Alain helps me into his FK9 light plane and helps me strap in. A few minutes later Air Traffic Control gives us take-off clearance for runway three three. Alain says “D’accord!” and push the throttle fully forward. Within seconds we leave the huge tarmac field.

The cool morning air aids our 80hp FK9 to a climb rate of one thousand five hundred feet per minute. A slow 180 degree turn steers us towards the east of the island. Saint-Pierre, which is the third largest city in the French overseas department of Reunion, comes into view. To our left below the Saint-Etienne River snakes from Cirque de Cilaos towards the sea. House-sized boulders are strewn all along the river bed. Alain completes his radio transmissions. I ask how many hours he has flown to date. “Many. I flew for the French Air Force.” I ask which he preferred, the air force or this island gig? He laughs. “Every day I get to see this.”

Layout

There are three Cirques on Reunion; amphitheatre-like valley heads created by the caldera collapse of the now extinct Piton Des Neiges volcano. The sun’s rays pierce through gaps in the clouds onto Cirque de Cilaos’ fortress-like mountain faces. The Cirque’s formidable granite ridge rises through the swirling mist. Soon the symmetrical suburbs of Saint-Pierre beneath us give way to a lush green countryside chequered with cloud shadows.
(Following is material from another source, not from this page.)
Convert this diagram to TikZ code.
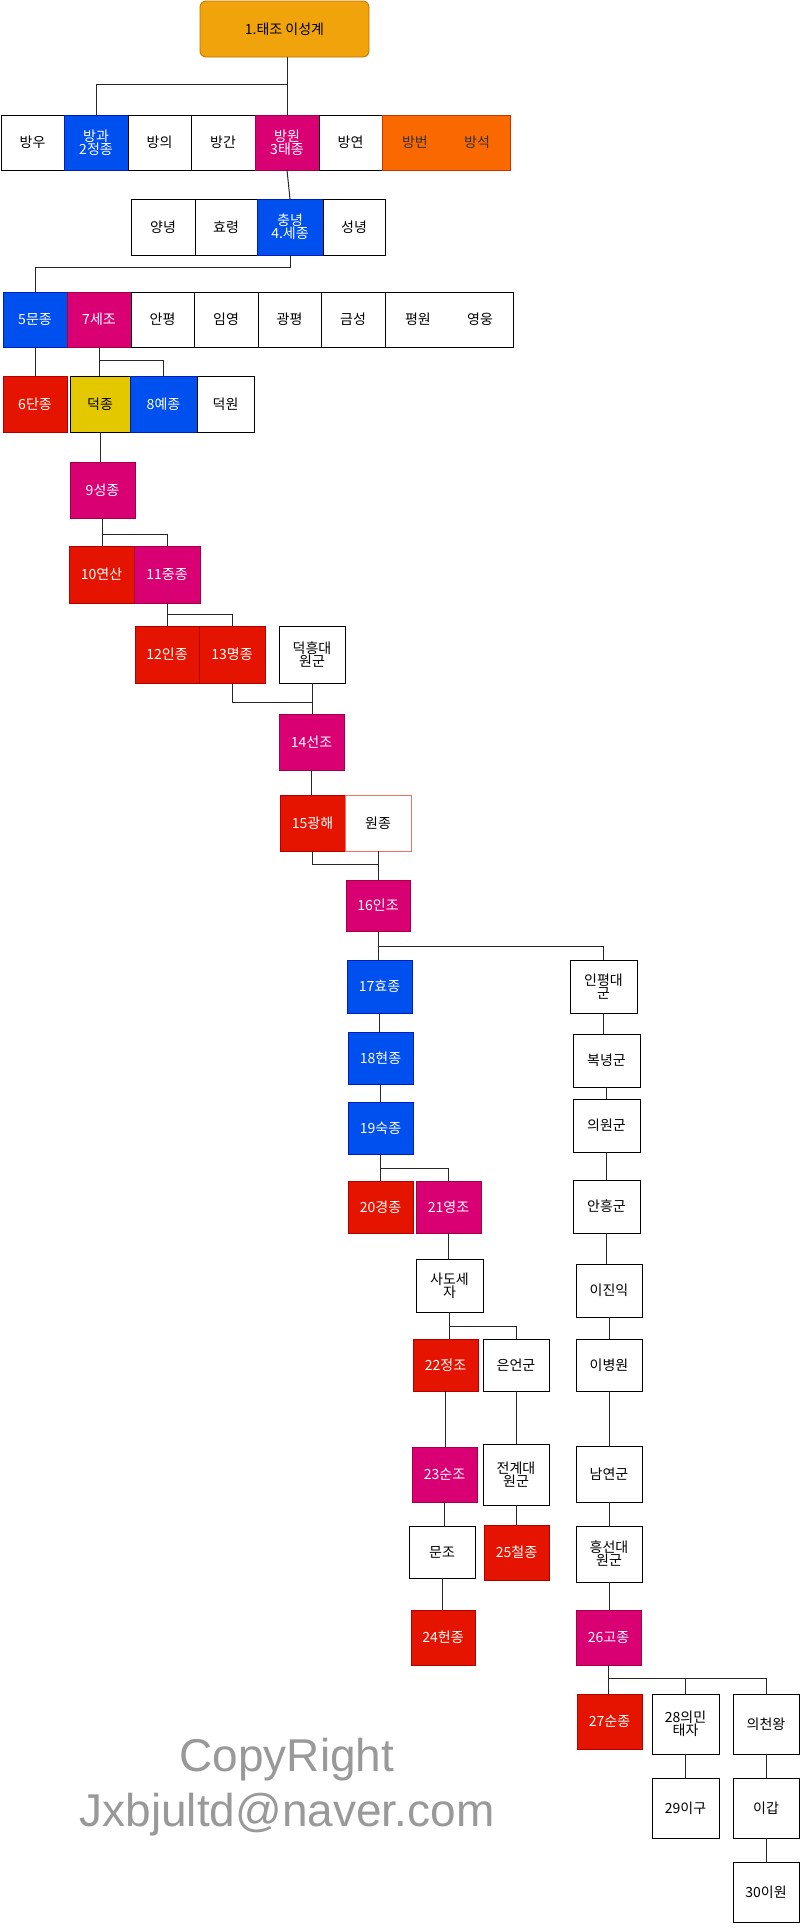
\documentclass[tikz,border=0pt]{standalone}
\usepackage{fontspec}
\setmainfont{Noto Sans CJK KR}
\newfontfamily\cpfont{Liberation Sans}
\definecolor{cBlue}{HTML}{0050EF}\definecolor{cBlueD}{HTML}{001DBC}
\definecolor{cMag}{HTML}{D80073}\definecolor{cMagD}{HTML}{A50040}
\definecolor{cRed}{HTML}{E51400}\definecolor{cRedD}{HTML}{B20000}
\definecolor{cOr}{HTML}{FA6800}\definecolor{cOrD}{HTML}{C73500}
\definecolor{cYel}{HTML}{E3C800}\definecolor{cYelD}{HTML}{B09500}
\definecolor{cTop}{HTML}{F0A30A}\definecolor{cTopD}{HTML}{BD7000}
\newcommand\bx[7]{\pgfmathsetmacro\bw{#4-#2}\pgfmathsetmacro\bh{#5-#3}%
\node[#6,minimum width=\bw pt,minimum height=\bh pt] (#1) at ({(#2+#4)/2},{-(#3+#5)/2}) {#7};}
\begin{document}
\begin{tikzpicture}[x=1pt,y=1pt,
  every node/.style={inner sep=0pt,outer sep=0pt,align=center,font=\fontsize{14}{16}\selectfont},
  wb/.style={draw=black,fill=white,line width=1pt},
  bl/.style={draw=cBlueD,fill=cBlue,text=white,line width=0.5pt},
  mg/.style={draw=cMagD,fill=cMag,text=white,line width=0.5pt},
  rd/.style={draw=cRedD,fill=cRed,text=white,line width=0.5pt},
  og/.style={draw=cOrD,fill=cOr,text=black!80,line width=0.8pt},
  yl/.style={draw=black,fill=cYel,text=black,line width=1pt},
  tp/.style={draw=cTopD,fill=cTop,rounded corners=6pt,line width=0.8pt},
  ln/.style={draw=black!85,line width=1pt}]
\useasboundingbox (0,0) rectangle (800,-1928);
\bx{taejo}{200}{1}{369}{57}{tp}{1.태조 이성계}
\bx{bangu}{1}{115}{64}{170}{wb}{방우}
\bx{banggwa}{64}{115}{128}{170}{bl}{방과\\[-3pt]2정종}
\bx{bangui}{128}{115}{191}{170}{wb}{방의}
\bx{banggan}{191}{115}{255}{170}{wb}{방간}
\bx{bangwon}{255}{115}{319}{170}{mg}{방원\\[-3pt]3태종}
\bx{bangyeon}{319}{115}{382}{170}{wb}{방연}
\bx{bangbeon}{382}{115}{510}{170}{og}{방번\hspace{2.6em}방석}
\bx{yangnyeong}{131}{199}{195}{255}{wb}{양녕}
\bx{hyoryeong}{195}{199}{257}{255}{wb}{효령}
\bx{sejong}{257}{199}{323}{255}{bl}{충녕\\[-3pt]4.세종}
\bx{seongnyeong}{323}{199}{385}{255}{wb}{성녕}
\bx{munjong}{3}{292}{67}{347}{bl}{5문종}
\bx{sejo}{67}{292}{131}{347}{mg}{7세조}
\bx{anpyeong}{131}{292}{194}{347}{wb}{안평}
\bx{imyeong}{194}{292}{258}{347}{wb}{임영}
\bx{gwangpyeong}{258}{292}{321}{347}{wb}{광평}
\bx{geumseong}{321}{292}{385}{347}{wb}{금성}
\bx{pyeongwon}{385}{292}{513}{347}{wb}{평원\hspace{2.6em}영웅}
\bx{danjong}{3}{376}{67}{432}{rd}{6단종}
\bx{deokjong}{70}{376}{130}{432}{yl}{덕종}
\bx{yejong}{130}{376}{197}{432}{bl}{8예종}
\bx{deokwon}{197}{376}{254}{432}{wb}{덕원}
\bx{seongjong}{70}{462}{135}{518}{mg}{9성종}
\bx{yeonsan}{69}{546}{134}{603}{rd}{10연산}
\bx{jungjong}{134}{546}{200}{603}{mg}{11중종}
\bx{injong}{135}{626}{199}{683}{rd}{12인종}
\bx{myeongjong}{199}{626}{265}{683}{rd}{13명종}
\bx{deokheung}{279}{626}{345}{683}{wb}{덕흥대\\[-3pt]원군}
\bx{seonjo}{279}{714}{344}{770}{mg}{14선조}
\bx{gwanghae}{280}{795}{345}{851}{rd}{15광해}
\bx{wonjong}{345}{795}{411}{851}{draw=cRed!60,fill=white,line width=1pt}{원종}
\bx{injo}{346}{880}{410}{931}{mg}{16인조}
\bx{hyojong}{347}{960}{412}{1013}{bl}{17효종}
\bx{hyeonjong}{348}{1032}{413}{1084}{bl}{18현종}
\bx{sukjong}{348}{1102}{413}{1154}{bl}{19숙종}
\bx{inpyeong}{570}{960}{637}{1013}{wb}{인평대\\[-3pt]군}
\bx{boknyeong}{573}{1034}{640}{1087}{wb}{복녕군}
\bx{uiwon}{573}{1099}{640}{1152}{wb}{의원군}
\bx{anheung}{573}{1180}{640}{1233}{wb}{안흥군}
\bx{ijinik}{576}{1264}{642}{1317}{wb}{이진익}
\bx{ibyeongwon}{576}{1339}{642}{1391}{wb}{이병원}
\bx{gyeongjong}{348}{1181}{413}{1233}{rd}{20경종}
\bx{yeongjo}{416}{1181}{481}{1233}{mg}{21영조}
\bx{sado}{416}{1259}{483}{1312}{wb}{사도세\\[-3pt]자}
\bx{jeongjo}{413}{1339}{478}{1391}{rd}{22정조}
\bx{euneon}{483}{1339}{549}{1391}{wb}{은언군}
\bx{sunjo}{412}{1447}{477}{1502}{mg}{23순조}
\bx{jeongye}{483}{1444}{549}{1505}{wb}{전계대\\[-3pt]원군}
\bx{namyeon}{576}{1446}{642}{1502}{wb}{남연군}
\bx{munjo}{409}{1526}{475}{1578}{wb}{문조}
\bx{cheoljong}{484}{1525}{549}{1580}{rd}{25철종}
\bx{heungseon}{576}{1526}{642}{1582}{wb}{흥선대\\[-3pt]원군}
\bx{heonjong}{411}{1610}{475}{1665}{rd}{24헌종}
\bx{gojong}{576}{1610}{641}{1665}{mg}{26고종}
\bx{sunjong}{577}{1694}{642}{1749}{rd}{27순종}
\bx{uimin}{652}{1694}{719}{1754}{wb}{28의민\\[-3pt]태자}
\bx{uicheon}{733}{1694}{799}{1754}{wb}{의천왕}
\bx{igu}{652}{1778}{719}{1838}{wb}{29이구}
\bx{igap}{733}{1778}{799}{1838}{wb}{이갑}
\bx{iwon}{733}{1862}{799}{1922}{wb}{30이원}
\node[text=black!40,font=\cpfont\fontsize{46}{52}\selectfont] (cp) at (287,-1760) {CopyRight};
\node[text=black!40,font=\cpfont\fontsize{46}{52}\selectfont] (mail) at (287,-1815) {Jxbjultd@naver.com};
% connectors
\draw[ln] (bangwon.north) -- (bangwon.north |- taejo.south);
\draw[ln] (bangwon.north |- 0,-84) -| (banggwa.north);
\draw[ln] (bangwon.south) -- (sejong.north);
\draw[ln] (sejong.south) |- (munjong.north |- 0,-267) -- (munjong.north);
\draw[ln] (munjong.south) -- (danjong.north);
\draw[ln] (sejo.south) -- (sejo.south |- deokjong.north);
\draw[ln] (sejo.south |- 0,-360) -| (yejong.north);
\draw[ln] (deokjong.south) -- (deokjong.south |- seongjong.north);
\draw[ln] (seongjong.south) -- (seongjong.south |- yeonsan.north);
\draw[ln] (seongjong.south |- 0,-534) -| (jungjong.north);
\draw[ln] (jungjong.south) -- (jungjong.south |- injong.north);
\draw[ln] (jungjong.south |- 0,-614) -| (myeongjong.north);
\draw[ln] (myeongjong.south) |- (deokheung.south |- 0,-702);
\draw[ln] (deokheung.south) -- (deokheung.south |- seonjo.north);
\draw[ln] (seonjo.south) -- (seonjo.south |- gwanghae.north);
\draw[ln] (gwanghae.south) |- (wonjong.south |- 0,-864);
\draw[ln] (wonjong.south) -- (wonjong.south |- injo.north);
\draw[ln] (injo.south) -- (injo.south |- hyojong.north);
\draw[ln] (injo.south |- 0,-946) -| (inpyeong.north);
\draw[ln] (hyojong.south) -- (hyojong.south |- hyeonjong.north);
\draw[ln] (hyeonjong.south) -- (hyeonjong.south |- sukjong.north);
\draw[ln] (sukjong.south) -- (sukjong.south |- gyeongjong.north);
\draw[ln] (sukjong.south |- 0,-1168) -| (yeongjo.north);
\draw[ln] (yeongjo.south) -- (yeongjo.south |- sado.north);
\draw[ln] (sado.south) -- (sado.south |- jeongjo.north);
\draw[ln] (sado.south |- 0,-1326) -| (euneon.north);
\draw[ln] (jeongjo.south) -- (jeongjo.south |- sunjo.north);
\draw[ln] (sunjo.south) -- (sunjo.south |- munjo.north);
\draw[ln] (munjo.south) -- (munjo.south |- heonjong.north);
\draw[ln] (euneon.south) -- (euneon.south |- jeongye.north);
\draw[ln] (jeongye.south) -- (jeongye.south |- cheoljong.north);
\draw[ln] (inpyeong.south) -- (inpyeong.south |- boknyeong.north);
\draw[ln] (boknyeong.south) -- (boknyeong.south |- uiwon.north);
\draw[ln] (uiwon.south) -- (uiwon.south |- anheung.north);
\draw[ln] (anheung.south) -- (anheung.south |- ijinik.north);
\draw[ln] (ijinik.south) -- (ijinik.south |- ibyeongwon.north);
\draw[ln] (ibyeongwon.south) -- (ibyeongwon.south |- namyeon.north);
\draw[ln] (namyeon.south) -- (namyeon.south |- heungseon.north);
\draw[ln] (heungseon.south) -- (heungseon.south |- gojong.north);
\draw[ln] (gojong.south) -- (gojong.south |- sunjong.north);
\draw[ln] (gojong.south |- 0,-1678) -| (uimin.north);
\draw[ln] (gojong.south |- 0,-1678) -| (uicheon.north);
\draw[ln] (uimin.south) -- (igu.north);
\draw[ln] (uicheon.south) -- (igap.north);
\draw[ln] (igap.south) -- (iwon.north);
\end{tikzpicture}
\end{document}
I feel the air temperature drop through the camera hole in the passenger window.

Onwards and upwards we climb from sea level to our destination altitude. Eight minutes into the flight we break through the top clouds and four minutes later we reach 10 000 feet to level off and cruise at ninety five knots. In the distance Piton de la Fournaise’s (The Peak of the Furnace) massive black dome breaches the white cloud blanket. I squint at the bright contrast of blue skies and cotton white clouds.

Piton de la Fournaise

We arrive above the volcano. There is rock as far as the eye can see. The secondary caldera measures eight kilometres in diameter. Topping out at 8 635 feet the summit is not far below us. We circle clockwise twice. The first time around I take in the view. The second time around I keep my camera’s shutter button pressed in continuous burst mode.

Emotions well up in me. The sheer scale of the volcano is beyond belief. Alain tells me, “The most recent eruption was two months ago, quite small, but the previous big one was in 2007.” “I plan to hike around the volcano tomorrow and I’m grateful for the privilege to see the whole volcano.”

Piton Des Neiges

Too soon we turn inland and a new mountain, Piton Des Neiges (Snow Peak) fills the windscreen. The landscape turns from barren wasteland to dense rain forest. We cross the road connecting Saint-Louis, on the south of the island, to Saint-Benoit on the east. We seem to scrape over Cirque de Cilaos’ eastern rim to see the entire Cirque and the cathedral-like Piton Des Neiges. Low clouds and mist swirl in the valleys, but the mountain tops are clear. I can believe that the average gradient from sea level, only 16 kilometres away, to Piton des Neiges’ 10 069 feet summit is a staggering nineteen percent.

Three miles further on Cirque de Mafate opens up towards our right. Its massive sheer western rim rises from the valley below at an impossible angle. I want to see and experience more, but Alain’s on a tight schedule. As we skim over the western rim he cuts the aircraft’s power and we glide all the way back to sea level, the whole time not much higher than a thousand feet from the cascading surface of the extinct volcano.

Turning home

My mind’s a haze. My body’s on full-bore adrenaline. Pure euphoria. “How is it possible to have such a diverse landscape on a 2500 km² island?” I ask myself. Like the islands of Hawaii, Reunion is a fine example of volcanic paradox.

Alain pilots us along the cobalt blue Indian Ocean on our downwind approach to runway fifteen. “Did you enjoy that, was it good?” he asks. I can see his mind’s already racing ahead to the next flight, but for me the fun is nearly over. The flight’s fare is steep, but it’s an experience that will last me a lifetime.